Illustrated in another way, the $10 million that is Bozeman's share of the MSU gap mentioned earlier is the equivalent of:
- A tuition increase of 11.75% in each year of the biennium;
- 92% of the budget for the operation and maintenance of our Physical Plant;
- 20% of the General Fund portion of our Instruction budget, or
- 17.5% of our total salary budget
The Board of Regents will provide direction to the campuses on the level of tuition increase appropriate for the next biennium. In large part based on the final funding the legislature is able to provide. As a campus, we will then initiate our process of internal review; this review will be led by our University Planning Budgeting and Analysis Committee. (explain success of committee in developing consensus-based budget recommendations.) This process will focus on current programs and possible adjustments in spending, as well as opportunities for increased efficiencies. Because I believe strongly in this process as the right way to develop our budget plans, I do not want to get in front of the campus committee's efforts by identifying specific reductions that would be made. What I can emphasize is that this level of reduction from the executive budget, with more resident students to educate, will be extremely difficult to absorb without a direct impact on cost, access and/or quality.

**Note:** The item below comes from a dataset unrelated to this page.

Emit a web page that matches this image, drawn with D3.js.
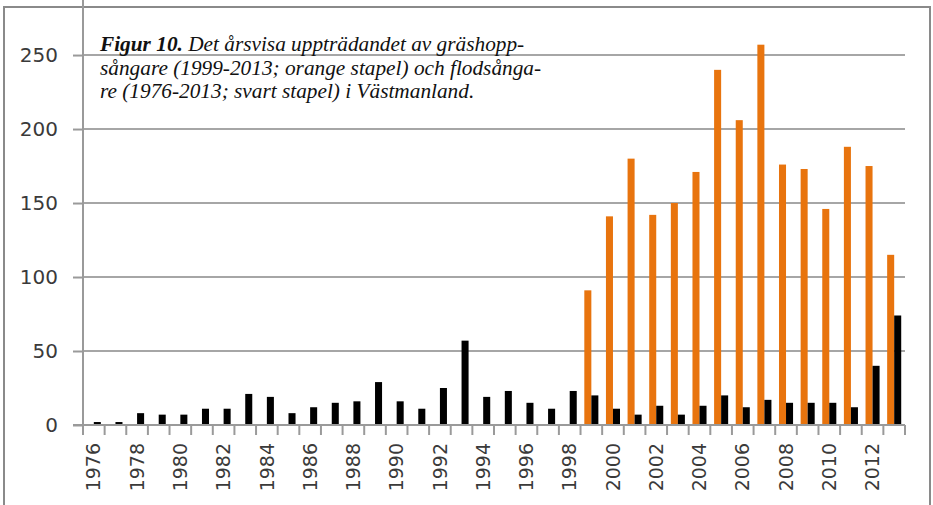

Most students select Bozeman because of our level of quality. If we were to depreciate this level of quality, through the reduction of program funding, or the elimination of the most advanced elements of instruction, we would we doing our students a disservice. We would be destroying the reason that our students select us -- and the reason so many employers, from across the nation, aggressively pursue our graduates.
We appreciate the support you have given us in the past -- and feel confident we have provided the state a significant return on the investment. We applaud the efforts you will be making to determine fair and appropriate allocation of the available state's resources, and thank you for dedication to that most difficult task.